>> START DATA PROVIDED

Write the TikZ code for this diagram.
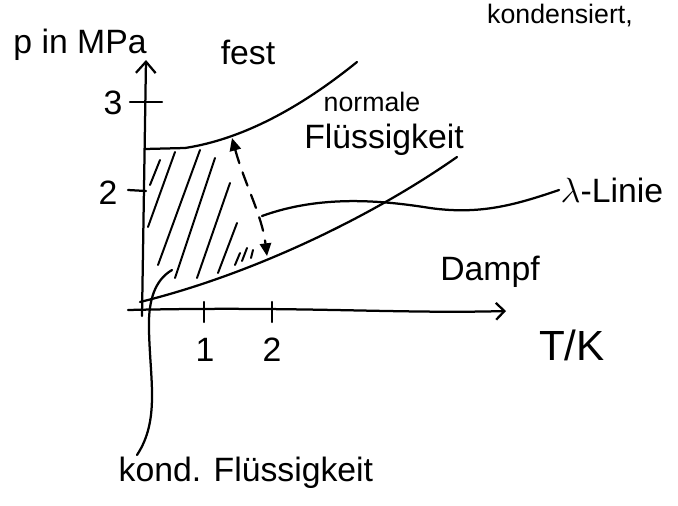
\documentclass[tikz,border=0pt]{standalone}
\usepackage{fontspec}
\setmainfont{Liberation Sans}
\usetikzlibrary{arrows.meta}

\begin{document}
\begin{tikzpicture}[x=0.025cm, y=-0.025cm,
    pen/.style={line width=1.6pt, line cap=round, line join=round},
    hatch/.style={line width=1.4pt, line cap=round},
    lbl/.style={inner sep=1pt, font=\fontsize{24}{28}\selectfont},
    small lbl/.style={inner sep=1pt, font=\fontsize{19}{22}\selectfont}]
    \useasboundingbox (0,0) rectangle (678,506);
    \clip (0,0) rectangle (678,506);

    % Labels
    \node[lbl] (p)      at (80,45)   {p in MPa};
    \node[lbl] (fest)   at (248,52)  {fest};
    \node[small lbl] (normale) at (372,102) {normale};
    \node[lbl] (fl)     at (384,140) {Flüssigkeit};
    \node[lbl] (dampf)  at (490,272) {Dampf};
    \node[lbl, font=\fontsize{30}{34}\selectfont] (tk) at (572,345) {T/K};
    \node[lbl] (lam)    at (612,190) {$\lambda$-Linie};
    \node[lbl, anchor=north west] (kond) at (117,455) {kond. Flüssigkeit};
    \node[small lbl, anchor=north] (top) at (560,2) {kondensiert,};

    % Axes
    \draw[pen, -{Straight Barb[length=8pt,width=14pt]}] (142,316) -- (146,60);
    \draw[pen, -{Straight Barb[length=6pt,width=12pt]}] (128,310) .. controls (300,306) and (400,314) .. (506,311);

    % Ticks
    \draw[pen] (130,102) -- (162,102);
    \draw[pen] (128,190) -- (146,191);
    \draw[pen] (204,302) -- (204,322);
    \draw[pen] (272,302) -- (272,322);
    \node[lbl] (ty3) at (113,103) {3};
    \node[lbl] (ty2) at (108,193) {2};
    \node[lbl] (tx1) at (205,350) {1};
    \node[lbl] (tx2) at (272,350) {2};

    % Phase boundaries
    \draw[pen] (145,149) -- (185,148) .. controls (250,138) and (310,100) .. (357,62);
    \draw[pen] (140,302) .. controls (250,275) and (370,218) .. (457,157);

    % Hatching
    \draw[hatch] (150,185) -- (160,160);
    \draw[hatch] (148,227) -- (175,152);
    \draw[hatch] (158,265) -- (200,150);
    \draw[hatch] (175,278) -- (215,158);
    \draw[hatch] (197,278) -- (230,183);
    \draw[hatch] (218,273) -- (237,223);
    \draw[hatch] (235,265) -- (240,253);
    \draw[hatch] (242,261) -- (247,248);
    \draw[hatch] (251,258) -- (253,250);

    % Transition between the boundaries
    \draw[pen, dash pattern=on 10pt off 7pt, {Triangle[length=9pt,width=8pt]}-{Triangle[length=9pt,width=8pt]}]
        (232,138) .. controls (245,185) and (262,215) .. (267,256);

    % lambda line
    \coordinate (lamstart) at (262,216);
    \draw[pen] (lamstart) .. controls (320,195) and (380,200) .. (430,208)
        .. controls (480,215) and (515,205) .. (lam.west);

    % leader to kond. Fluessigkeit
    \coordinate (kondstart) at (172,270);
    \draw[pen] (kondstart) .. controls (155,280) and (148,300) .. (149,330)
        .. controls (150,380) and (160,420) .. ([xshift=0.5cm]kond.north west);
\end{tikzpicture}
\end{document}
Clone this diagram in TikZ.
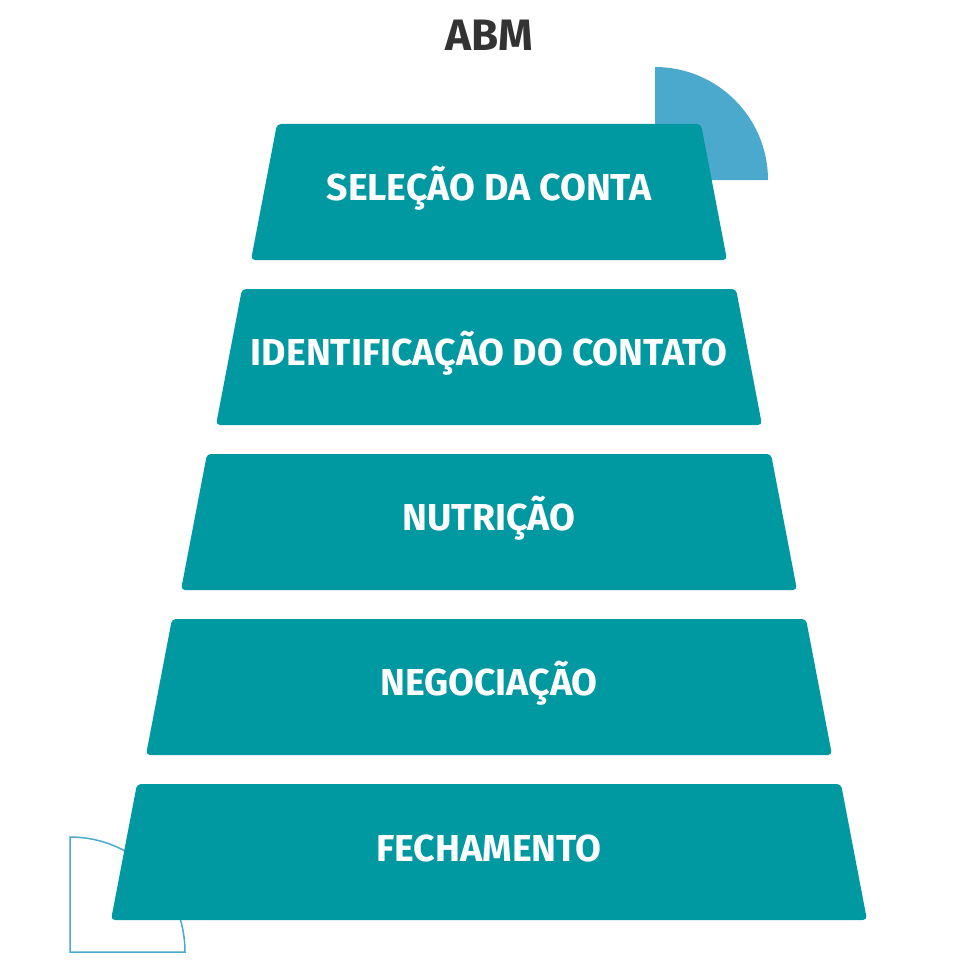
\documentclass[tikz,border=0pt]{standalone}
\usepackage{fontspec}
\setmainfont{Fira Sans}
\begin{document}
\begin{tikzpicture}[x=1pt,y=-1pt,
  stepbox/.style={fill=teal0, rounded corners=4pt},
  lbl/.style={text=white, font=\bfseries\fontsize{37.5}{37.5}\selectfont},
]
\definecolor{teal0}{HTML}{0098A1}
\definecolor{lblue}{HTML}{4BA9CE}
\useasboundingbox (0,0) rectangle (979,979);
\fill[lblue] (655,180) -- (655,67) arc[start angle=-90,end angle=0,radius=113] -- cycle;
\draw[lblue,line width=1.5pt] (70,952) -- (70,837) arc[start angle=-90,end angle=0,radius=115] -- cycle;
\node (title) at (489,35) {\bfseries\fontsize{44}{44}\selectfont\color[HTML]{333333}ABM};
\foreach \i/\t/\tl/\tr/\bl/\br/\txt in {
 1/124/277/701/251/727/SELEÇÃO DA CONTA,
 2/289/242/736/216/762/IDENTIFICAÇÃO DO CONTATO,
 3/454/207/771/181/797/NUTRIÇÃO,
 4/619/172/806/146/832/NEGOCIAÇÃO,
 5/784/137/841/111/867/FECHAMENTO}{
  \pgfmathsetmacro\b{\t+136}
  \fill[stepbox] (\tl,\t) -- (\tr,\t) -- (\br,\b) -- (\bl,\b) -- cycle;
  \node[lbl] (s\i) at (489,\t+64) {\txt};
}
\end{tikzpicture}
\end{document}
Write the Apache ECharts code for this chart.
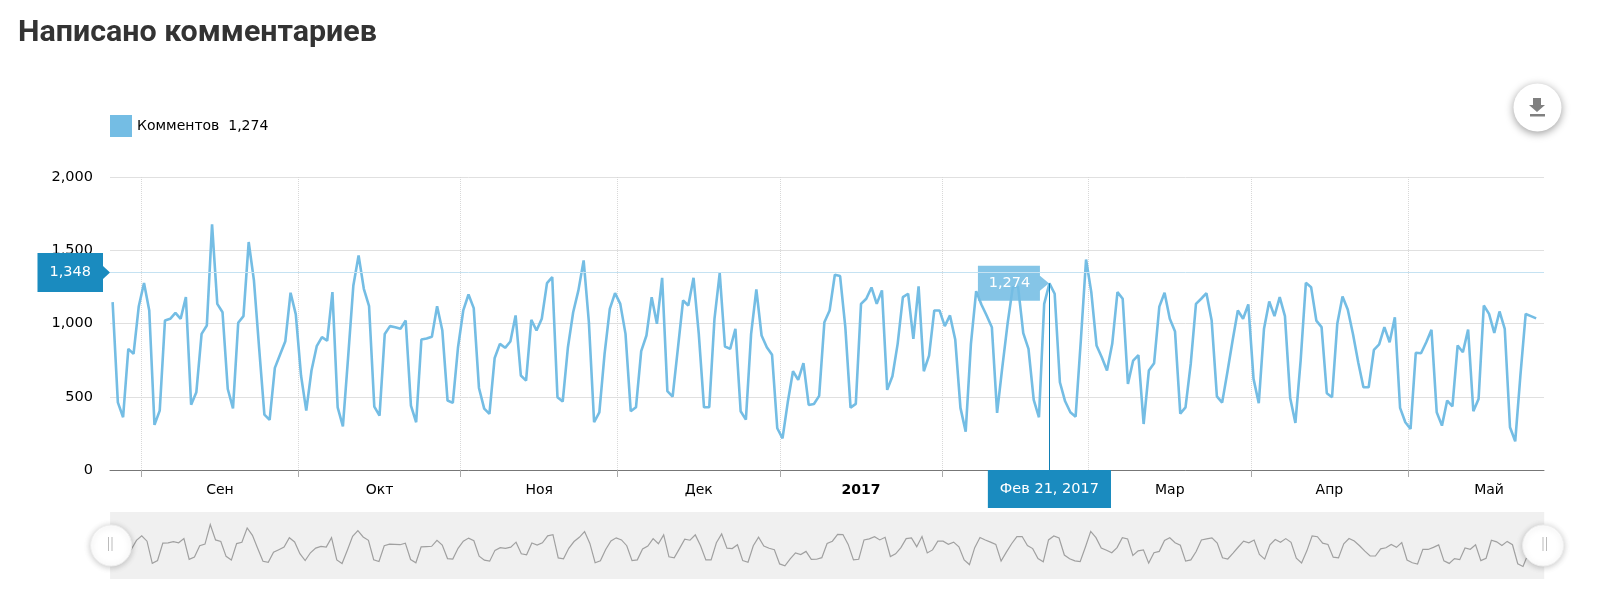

>> END DATA PROVIDED

▶ WORK TO COMPLETE:
The lines from the start of the entries above through the one containing "lbl, anchor=north] (top)" are to be retyped exactly, and no others. Pictures are left out.

▶ EXPECTED OUTPUT:
Write the TikZ code for this diagram.
\documentclass[tikz,border=0pt]{standalone}
\usepackage{fontspec}
\setmainfont{Liberation Sans}
\usetikzlibrary{arrows.meta}

\begin{document}
\begin{tikzpicture}[x=0.025cm, y=-0.025cm,
    pen/.style={line width=1.6pt, line cap=round, line join=round},
    hatch/.style={line width=1.4pt, line cap=round},
    lbl/.style={inner sep=1pt, font=\fontsize{24}{28}\selectfont},
    small lbl/.style={inner sep=1pt, font=\fontsize{19}{22}\selectfont}]
    \useasboundingbox (0,0) rectangle (678,506);
    \clip (0,0) rectangle (678,506);

    % Labels
    \node[lbl] (p)      at (80,45)   {p in MPa};
    \node[lbl] (fest)   at (248,52)  {fest};
    \node[small lbl] (normale) at (372,102) {normale};
    \node[lbl] (fl)     at (384,140) {Flüssigkeit};
    \node[lbl] (dampf)  at (490,272) {Dampf};
    \node[lbl, font=\fontsize{30}{34}\selectfont] (tk) at (572,345) {T/K};
    \node[lbl] (lam)    at (612,190) {$\lambda$-Linie};
    \node[lbl, anchor=north west] (kond) at (117,455) {kond. Flüssigkeit};
    \node[small lbl, anchor=north] (top) at (560,2) {kondensiert,};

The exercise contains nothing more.